I think I would classify the book as a romantic fantasy, but I really liked how Dina and Sean’s relationship developed and how they managed to negotiate a couple of very important things in between all the war action. I adore Dina and I think I love her even more after this book, if that is possible. I liked that she did not play games where her love life was concerned. She may have hesitated over whether it was too fast to fall for Sean even thought they had been through so much, but she let him know that she loved him. And I loved Sean too. I did not mind at all that Sean went to do his thing in Book One and for most of Book Two he and Dina were not really together – I thought he needed to obtain experience in the world Dina grew up in, even if lots of that experience was very painful. But I really liked them together in this book. I think they make great partners.

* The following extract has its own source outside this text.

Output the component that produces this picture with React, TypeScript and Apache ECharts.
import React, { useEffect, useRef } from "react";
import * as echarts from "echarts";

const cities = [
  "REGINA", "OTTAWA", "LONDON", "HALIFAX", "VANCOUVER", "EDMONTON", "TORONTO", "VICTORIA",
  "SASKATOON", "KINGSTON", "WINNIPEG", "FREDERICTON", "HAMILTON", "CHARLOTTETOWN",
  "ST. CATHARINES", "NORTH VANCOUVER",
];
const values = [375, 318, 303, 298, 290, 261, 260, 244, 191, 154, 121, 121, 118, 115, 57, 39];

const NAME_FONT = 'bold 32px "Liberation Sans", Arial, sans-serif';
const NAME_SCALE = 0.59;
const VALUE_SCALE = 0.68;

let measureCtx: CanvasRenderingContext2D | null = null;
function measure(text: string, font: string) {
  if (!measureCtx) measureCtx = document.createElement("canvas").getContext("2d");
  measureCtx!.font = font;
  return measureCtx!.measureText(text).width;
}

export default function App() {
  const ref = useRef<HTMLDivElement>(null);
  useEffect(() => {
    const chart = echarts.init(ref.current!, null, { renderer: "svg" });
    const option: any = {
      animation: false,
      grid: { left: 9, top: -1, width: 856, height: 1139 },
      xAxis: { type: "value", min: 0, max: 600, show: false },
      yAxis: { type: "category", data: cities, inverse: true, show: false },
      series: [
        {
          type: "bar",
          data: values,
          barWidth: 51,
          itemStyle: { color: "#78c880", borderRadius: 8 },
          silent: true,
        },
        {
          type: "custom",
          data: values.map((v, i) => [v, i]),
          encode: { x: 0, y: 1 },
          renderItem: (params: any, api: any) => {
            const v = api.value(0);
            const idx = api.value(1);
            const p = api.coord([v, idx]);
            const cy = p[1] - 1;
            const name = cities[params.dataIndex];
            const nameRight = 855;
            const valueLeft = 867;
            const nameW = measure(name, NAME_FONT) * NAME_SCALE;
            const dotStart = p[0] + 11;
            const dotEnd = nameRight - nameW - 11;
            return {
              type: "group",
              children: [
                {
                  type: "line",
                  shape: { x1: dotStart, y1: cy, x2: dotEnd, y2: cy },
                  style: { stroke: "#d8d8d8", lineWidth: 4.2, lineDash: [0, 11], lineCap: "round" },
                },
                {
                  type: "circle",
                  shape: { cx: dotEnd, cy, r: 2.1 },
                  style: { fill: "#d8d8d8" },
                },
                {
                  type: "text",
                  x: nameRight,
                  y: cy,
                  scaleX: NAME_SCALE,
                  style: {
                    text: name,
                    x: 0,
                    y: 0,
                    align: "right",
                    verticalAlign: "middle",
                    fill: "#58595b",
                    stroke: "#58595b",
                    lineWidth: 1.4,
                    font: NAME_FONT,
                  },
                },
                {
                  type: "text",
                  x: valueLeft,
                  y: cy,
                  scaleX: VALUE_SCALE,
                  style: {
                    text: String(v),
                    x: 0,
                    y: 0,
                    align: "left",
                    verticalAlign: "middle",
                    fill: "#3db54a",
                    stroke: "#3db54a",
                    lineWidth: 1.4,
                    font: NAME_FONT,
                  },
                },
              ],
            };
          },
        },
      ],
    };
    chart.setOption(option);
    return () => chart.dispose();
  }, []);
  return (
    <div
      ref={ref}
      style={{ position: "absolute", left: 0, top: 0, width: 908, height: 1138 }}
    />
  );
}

There wasn’t a character in this book that I did not like – Armand and Maud were fantastic. Helen was great. I am usually perfectly okay with children in the stories if they fit in the story (same as any adult character, really), and Helen, besides being funny and fierce and vulnerable after what she had been through, acted like a *five year old* girl. She was not meek at all, but she did not act as if she knew more than the adults did, she did not try to give adults advice. She acted the way a little girl with her magical upbringing and her human upbringing should act.
I hesitated over which excerpt to quote to demonstrate the humor in the book and decided on this one. Dina really wants to celebrate Christmas, which she missed by a couple of days because of all the strategizing and fighting , and the person who is explaining why this could be a problem is a seven foot tall Red Cleaver Chef Orro, who looks like a giant Hedgehog and who can make a feast out of a few simple ingredients.

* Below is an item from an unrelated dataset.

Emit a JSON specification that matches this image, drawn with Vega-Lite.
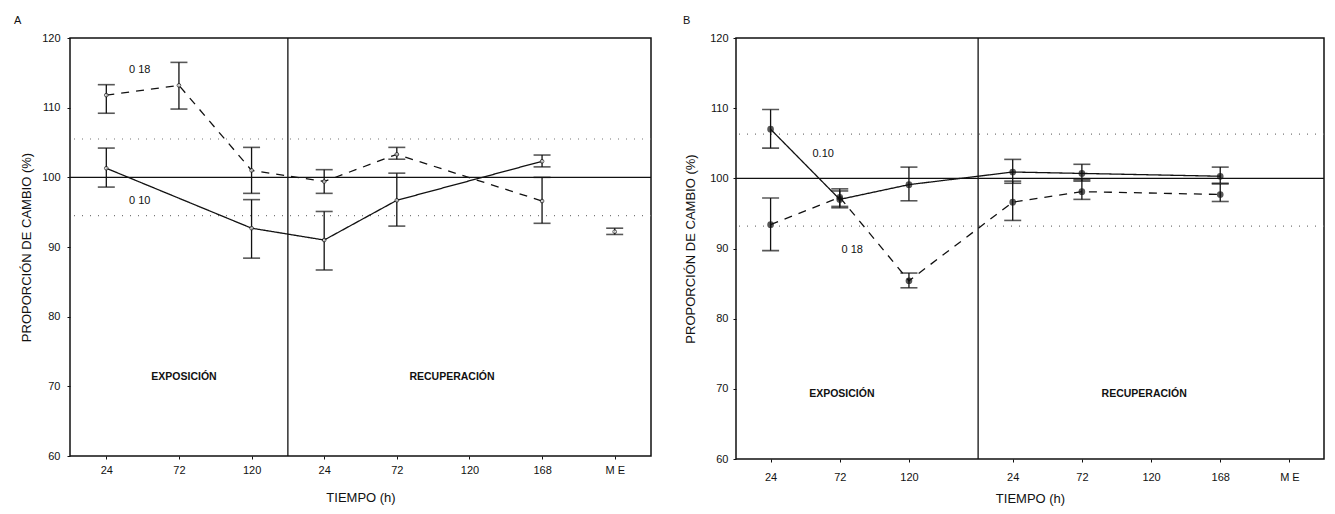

““I want to celebrate Christmas,” I said. “Isn’t it a little late for Christmas?” Caldenia asked. “I know, but I still want to celebrate it. I want the tree and decorations. I want gifts and Christmas music. I don’t care how many Draziri are out there. They won’t take Christmas from me.” “Yes, but we don’t have a suitable male,” Orro said. “And only one dog.” I looked at him.

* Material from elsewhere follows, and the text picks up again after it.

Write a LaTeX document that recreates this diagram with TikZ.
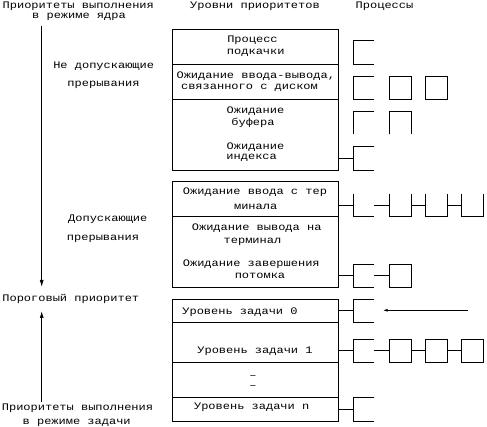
\documentclass[tikz,border=0pt]{standalone}
\usepackage{fontspec}
\setmainfont{Liberation Mono}[FakeStretch=1.2]
\usetikzlibrary{arrows.meta}
\begin{document}
\begin{tikzpicture}[x=1pt,y=-1pt, line width=0.9pt,
 txt/.style={anchor=base, inner sep=0pt, font=\fontsize{10}{12}\selectfont},
 row/.style={draw, minimum width=166pt, inner sep=0pt, outer sep=0pt},
 slot/.style={minimum width=21pt, minimum height=23pt, inner sep=0pt, outer sep=0pt},
 cell/.style={draw, minimum width=22.4pt, minimum height=23pt, inner sep=0pt, outer sep=0pt},
 open/.style={minimum width=22.4pt, minimum height=23pt, inner sep=0pt, outer sep=0pt},
 arr/.style={-{Latex[length=7pt,width=4pt]}},
 sarr/.style={-{Latex[length=5pt,width=3pt]}}]
\useasboundingbox (0,0) rectangle (487,427);

% headers and left labels
\node[txt] (t1) at (78.3,9) {Приоритеты выполнения};
\node[txt] (t2) at (79,18.3) {в режиме ядра};
\node[txt] (t3) at (255,9) {Уровни приоритетов};
\node[txt] (t4) at (384.5,9) {Процессы};
\node[txt] (t5) at (103.7,68.3) {Не допускающие};
\node[txt] (t6) at (103.5,86.5) {прерывания};
\node[txt] (t7) at (107.8,221.7) {Допускающие};
\node[txt] (t8) at (103,240.5) {прерывания};
\node[txt] (t9) at (70.8,301.7) {Пороговый приоритет};
\node[txt] (t10) at (77.5,410) {Приоритеты выполнения};
\node[txt] (t11) at (76.7,424) {в режиме задачи};

% left arrows
\coordinate (ka) at (41.7,26);
\coordinate (kb) at (41.7,287);
\draw[arr] (ka) -- (kb);
\coordinate (ua) at (41.7,402);
\coordinate (ub) at (41.7,311);
\draw[arr] (ua) -- (ub);

% priority rows
\node[row, minimum height=35pt]   (r1) at (255.3,46.8) {};
\node[row, minimum height=35pt]   (r2) at (255.3,81.8) {};
\node[row, minimum height=71.4pt] (r3) at (255.3,135) {};
\node[row, minimum height=35pt]   (r4) at (255.3,199) {};
\node[row, minimum height=70.5pt] (r5) at (255.3,251.75) {};
\node[row, minimum height=23.5pt] (r6) at (255.3,311.05) {};
\node[row, minimum height=39.2pt] (r7) at (255.3,342.4) {};
\node[row, minimum height=35.3pt] (r8) at (255.3,379.65) {};
\node[row, minimum height=24.2pt] (r9) at (255.3,409.4) {};

% row texts
\node[txt] (a1) at (252.5,43) {Процесс};
\node[txt] (a2) at (255.8,54.3) {подкачки};
\node[txt] (a3) at (255.8,79) {Ожидание ввода-вывода,};
\node[txt] (a4) at (249.5,90) {связанного с диском};
\node[txt] (a5) at (255.5,113.3) {Ожидание};
\node[txt] (a6) at (253,125.7) {буфера};
\node[txt] (a7) at (255.5,149.3) {Ожидание};
\node[txt] (a8) at (251.7,160) {индекса};
\node[txt] (a9) at (255,195) {Ожидание ввода с тер};
\node[txt] (a10) at (255.7,209.3) {минала};
\node[txt] (a11) at (256.7,230.7) {Ожидание вывода на};
\node[txt] (a12) at (252.5,243.3) {терминал};
\node[txt] (a13) at (251.3,266.7) {Ожидание завершения};
\node[txt] (a14) at (260,278.3) {потомка};
\node[txt] (a15) at (240,315) {Уровень задачи 0};
\node[txt] (a16) at (255,354) {Уровень задачи 1};
\node[txt] (d1) at (253,378.7) {–};
\node[txt] (d2) at (253,388.7) {–};
\node[txt] (a17) at (251.7,409.3) {Уровень задачи n};

% queue heads
\node[slot, minimum height=24pt]   (q1) at (363.8,52.3) {};
\node[slot, minimum height=22.3pt] (q2) at (363.8,87.85) {};
\node[slot]                        (q3) at (363.8,122.8) {};
\node[slot, minimum height=24pt]   (q4) at (363.8,158.3) {};
\node[slot, minimum height=22pt]   (q5) at (363.8,205) {};
\node[slot]                        (q6) at (363.8,275.8) {};
\node[slot]                        (q7) at (363.8,310.8) {};
\node[slot]                        (q8) at (363.8,350.8) {};
\node[slot, minimum height=23.7pt] (q9) at (363.8,409.15) {};
\foreach \q in {q1,q2,q4,q6,q7,q8,q9}
  \draw (\q.north east) -- (\q.north west) -- (\q.south west) -- (\q.south east);
\draw (q3.north east) -- (q3.north west) -- (q3.south west);
\draw (q5.north west) -- (q5.south west) -- (q5.south east);

% stubs from rows to queue heads
\draw (r3.east |- q4.west) -- (q4.west);
\draw (r4.east |- q5.west) -- (q5.west);
\draw (r5.east |- q6.west) -- (q6.west);
\draw (r6.east |- q7.west) -- (q7.west);
\draw (r7.east |- q8.west) -- (q8.west);
\draw (r9.east |- q9.west) -- (q9.west);

% row 2 processes
\node[cell, minimum height=22.3pt] (c21) at (400.5,87.85) {};
\node[cell, minimum height=22.3pt] (c22) at (436.5,87.85) {};
% row 3 process (open bottom)
\node[open] (p31) at (400.5,122.8) {};
\draw (p31.south west) -- (p31.north west) -- (p31.north east) -- (p31.south east);
% row 5 processes (open top)
\node[open, minimum height=22pt] (u51) at (400.5,205) {};
\node[open, minimum height=22pt] (u52) at (436.5,205) {};
\node[open, minimum height=22pt] (u53) at (472.5,205) {};
\foreach \u in {u51,u52,u53}
  \draw (\u.north west) -- (\u.south west) -- (\u.south east) -- (\u.north east);
\draw (q5.east) -- (u51.west);
\draw (u51.east) -- (u52.west);
\draw (u52.east) -- (u53.west);
% row 6
\node[cell] (c61) at (400.5,275.8) {};
\draw (q6.east) -- (c61.west);
% row 7 arrow
\coordinate (ea) at (468,310.3);
\coordinate (eb) at (382.7,310.3);
\draw[sarr] (ea) -- (eb);
% row 8
\node[cell] (c81) at (400.5,350.8) {};
\node[cell] (c82) at (436.5,350.8) {};
\node[cell] (c83) at (472.5,350.8) {};
\draw (q8.east) -- (c81.west);
\draw (c81.east) -- (c82.west);
\draw (c82.east) -- (c83.west);
\end{tikzpicture}
\end{document}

“What is this Christmas?” Wing asked. Orro turned from the stove. “It’s the rite of passage during which the young males of the human species learn to display aggression and use weapons.” Sean stopped what he was doing and looked at Orro. “The young men go out in small packs,” Orro continued. “They brave the cold and come into conflict with other packs and they have to prove their dominance through physical combat. Their fathers teach them lessons in the proper use of swear words, and the young men have to undergo tests of endurance, like holding soap in their mouths and licking cold metal objects.” Sean made a strangled noise. “At the end of their trials, they go to see a wise elder in a red suit to prove their worth. If they are judged worthy, the family erects a ceremonial tree and presents them with gifts of weapons.” Sean was clearly struggling, because his head was shaking. “Also,” Orro added, “a sacrificial poultry is prepared and then given to the wild animals, probably to appease the nature spirits.” Sean roared with laughter. I grinned at him. He leaned back, shaking, laughter exploding out of him. “Your culture is so complicated,” Wing said. “On my world, we just go on a quest to kill something big.”
““I suppose small Helen could substitute for a male,” Orro said thoughtfully. “I’m sure we can get her a proper gun.” “We can’t,” Sean managed between gulps of laughter. “She’ll put her eye out.” “That does seem to be a prevalent concern among parents,” Orro said. “Perhaps we could employ some sort of protective eye wear.” “Orro, you and I must watch Christmas Story together, so I can explain that movie to you.” I opened another screen. “Images,Christmas feast.”
I cannot recommend this story highly enough – it has romance, adventures in space, creative world building, great characters and humor.
And I thought that the resolution of the main storyline in this part of the story was full of real wisdom.